**What is needed:**
Nothing but the lines from the top of the data to the line holding "(0,0) rectangle (1109,963);" should be printed, word for word and both ends included; leave the pictures out.

**Supplied information:**
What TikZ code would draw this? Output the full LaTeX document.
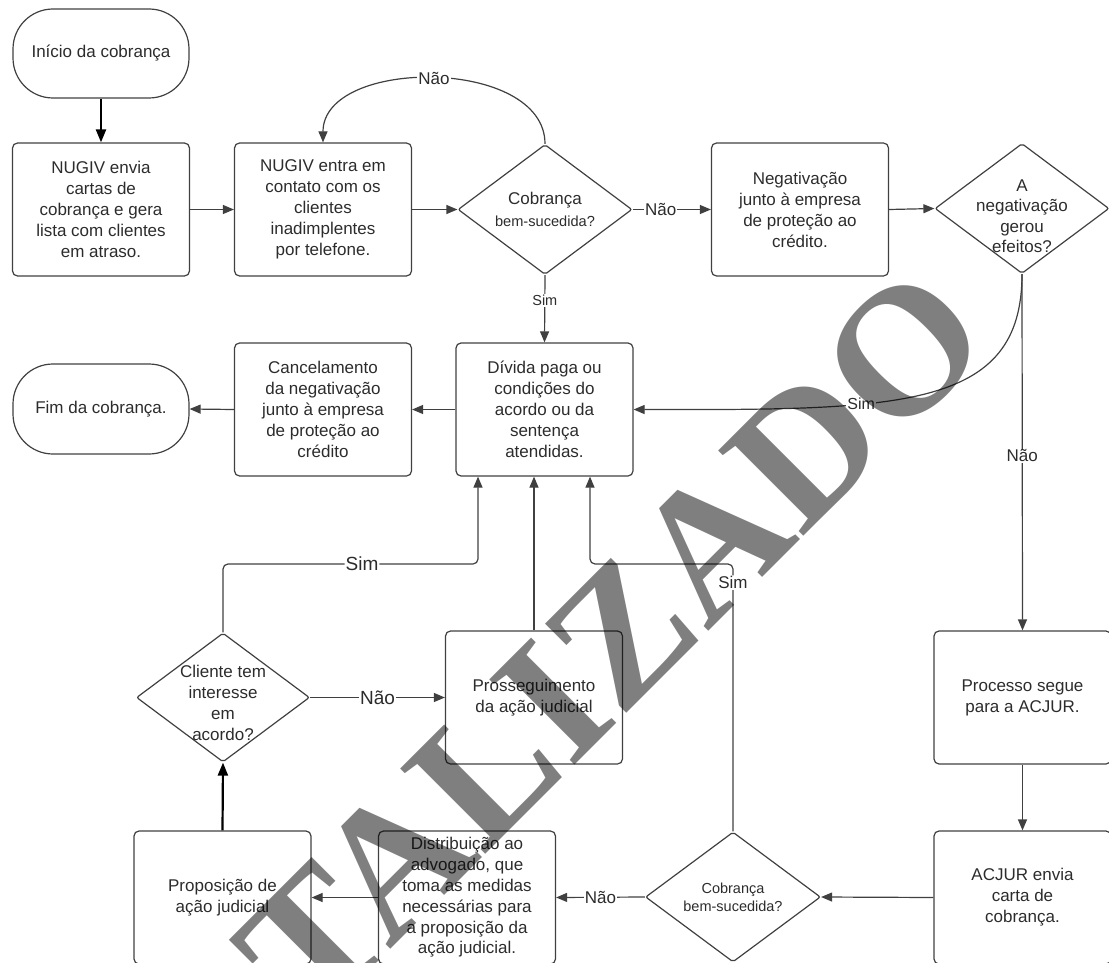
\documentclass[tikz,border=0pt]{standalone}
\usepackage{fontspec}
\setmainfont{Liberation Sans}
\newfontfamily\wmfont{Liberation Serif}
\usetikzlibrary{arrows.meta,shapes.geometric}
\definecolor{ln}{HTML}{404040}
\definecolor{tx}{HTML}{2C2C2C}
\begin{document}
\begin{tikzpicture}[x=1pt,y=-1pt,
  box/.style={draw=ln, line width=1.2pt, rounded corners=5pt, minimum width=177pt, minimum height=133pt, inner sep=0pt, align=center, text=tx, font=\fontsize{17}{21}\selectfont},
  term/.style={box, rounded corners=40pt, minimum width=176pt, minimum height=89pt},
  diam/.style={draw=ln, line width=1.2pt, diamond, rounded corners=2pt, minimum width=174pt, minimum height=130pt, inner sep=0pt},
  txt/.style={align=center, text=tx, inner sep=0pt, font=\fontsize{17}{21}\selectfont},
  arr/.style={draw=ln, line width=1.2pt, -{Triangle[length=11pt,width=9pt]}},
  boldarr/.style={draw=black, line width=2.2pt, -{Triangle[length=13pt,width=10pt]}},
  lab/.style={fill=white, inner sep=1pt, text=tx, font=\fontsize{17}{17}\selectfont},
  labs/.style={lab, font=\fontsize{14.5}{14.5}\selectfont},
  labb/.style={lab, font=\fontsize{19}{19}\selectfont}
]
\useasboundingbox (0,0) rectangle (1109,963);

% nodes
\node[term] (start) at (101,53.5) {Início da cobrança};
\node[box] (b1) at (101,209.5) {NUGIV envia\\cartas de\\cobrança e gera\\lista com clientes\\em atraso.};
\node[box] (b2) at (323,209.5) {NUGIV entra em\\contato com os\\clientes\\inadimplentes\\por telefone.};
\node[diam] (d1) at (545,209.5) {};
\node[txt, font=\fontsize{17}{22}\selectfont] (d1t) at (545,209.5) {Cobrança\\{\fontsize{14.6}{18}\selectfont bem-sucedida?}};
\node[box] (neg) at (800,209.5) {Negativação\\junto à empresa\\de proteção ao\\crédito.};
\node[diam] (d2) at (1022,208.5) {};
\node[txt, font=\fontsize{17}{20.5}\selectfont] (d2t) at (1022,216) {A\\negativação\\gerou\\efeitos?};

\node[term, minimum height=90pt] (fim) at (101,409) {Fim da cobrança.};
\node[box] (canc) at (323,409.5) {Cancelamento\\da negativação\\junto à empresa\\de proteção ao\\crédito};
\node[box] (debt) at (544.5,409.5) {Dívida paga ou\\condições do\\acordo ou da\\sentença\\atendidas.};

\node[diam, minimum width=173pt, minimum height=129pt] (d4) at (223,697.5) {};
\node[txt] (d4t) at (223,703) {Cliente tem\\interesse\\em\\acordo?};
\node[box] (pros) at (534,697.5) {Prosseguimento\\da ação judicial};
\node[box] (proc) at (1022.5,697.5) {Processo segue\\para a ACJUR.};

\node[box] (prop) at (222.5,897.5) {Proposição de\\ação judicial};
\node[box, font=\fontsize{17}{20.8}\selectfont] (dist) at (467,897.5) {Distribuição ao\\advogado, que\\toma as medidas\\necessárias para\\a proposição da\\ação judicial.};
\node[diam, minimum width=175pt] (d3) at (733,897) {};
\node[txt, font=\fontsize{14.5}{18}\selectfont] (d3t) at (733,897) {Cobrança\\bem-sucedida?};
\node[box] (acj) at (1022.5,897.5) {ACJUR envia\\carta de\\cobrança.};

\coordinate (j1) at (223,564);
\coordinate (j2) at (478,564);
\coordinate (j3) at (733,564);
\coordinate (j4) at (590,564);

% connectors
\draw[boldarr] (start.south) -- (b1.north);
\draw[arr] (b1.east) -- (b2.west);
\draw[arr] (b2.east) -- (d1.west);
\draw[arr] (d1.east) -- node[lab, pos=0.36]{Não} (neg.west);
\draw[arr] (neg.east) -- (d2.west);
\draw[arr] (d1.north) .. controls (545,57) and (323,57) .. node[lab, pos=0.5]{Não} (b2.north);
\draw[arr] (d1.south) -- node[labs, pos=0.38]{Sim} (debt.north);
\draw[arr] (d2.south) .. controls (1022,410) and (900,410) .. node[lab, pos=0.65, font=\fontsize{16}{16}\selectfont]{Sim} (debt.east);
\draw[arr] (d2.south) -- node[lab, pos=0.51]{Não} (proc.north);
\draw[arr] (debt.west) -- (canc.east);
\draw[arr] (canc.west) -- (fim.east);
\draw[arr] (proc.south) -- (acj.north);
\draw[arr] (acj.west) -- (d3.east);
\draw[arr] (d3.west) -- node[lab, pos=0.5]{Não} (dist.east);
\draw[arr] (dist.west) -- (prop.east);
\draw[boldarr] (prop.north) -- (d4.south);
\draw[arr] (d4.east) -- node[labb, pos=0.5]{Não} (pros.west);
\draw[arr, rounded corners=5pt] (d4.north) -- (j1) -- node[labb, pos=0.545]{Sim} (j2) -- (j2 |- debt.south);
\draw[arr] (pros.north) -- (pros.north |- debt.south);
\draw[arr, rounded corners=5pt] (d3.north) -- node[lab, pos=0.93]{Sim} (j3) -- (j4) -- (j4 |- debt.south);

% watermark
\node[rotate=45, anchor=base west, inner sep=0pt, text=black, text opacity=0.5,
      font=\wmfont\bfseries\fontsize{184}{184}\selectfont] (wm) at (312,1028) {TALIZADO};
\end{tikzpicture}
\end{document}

**Solved problem:**
What TikZ code would draw this? Output the full LaTeX document.
\documentclass[tikz,border=0pt]{standalone}
\usepackage{fontspec}
\setmainfont{Liberation Sans}
\newfontfamily\wmfont{Liberation Serif}
\usetikzlibrary{arrows.meta,shapes.geometric}
\definecolor{ln}{HTML}{404040}
\definecolor{tx}{HTML}{2C2C2C}
\begin{document}
\begin{tikzpicture}[x=1pt,y=-1pt,
  box/.style={draw=ln, line width=1.2pt, rounded corners=5pt, minimum width=177pt, minimum height=133pt, inner sep=0pt, align=center, text=tx, font=\fontsize{17}{21}\selectfont},
  term/.style={box, rounded corners=40pt, minimum width=176pt, minimum height=89pt},
  diam/.style={draw=ln, line width=1.2pt, diamond, rounded corners=2pt, minimum width=174pt, minimum height=130pt, inner sep=0pt},
  txt/.style={align=center, text=tx, inner sep=0pt, font=\fontsize{17}{21}\selectfont},
  arr/.style={draw=ln, line width=1.2pt, -{Triangle[length=11pt,width=9pt]}},
  boldarr/.style={draw=black, line width=2.2pt, -{Triangle[length=13pt,width=10pt]}},
  lab/.style={fill=white, inner sep=1pt, text=tx, font=\fontsize{17}{17}\selectfont},
  labs/.style={lab, font=\fontsize{14.5}{14.5}\selectfont},
  labb/.style={lab, font=\fontsize{19}{19}\selectfont}
]
\useasboundingbox (0,0) rectangle (1109,963);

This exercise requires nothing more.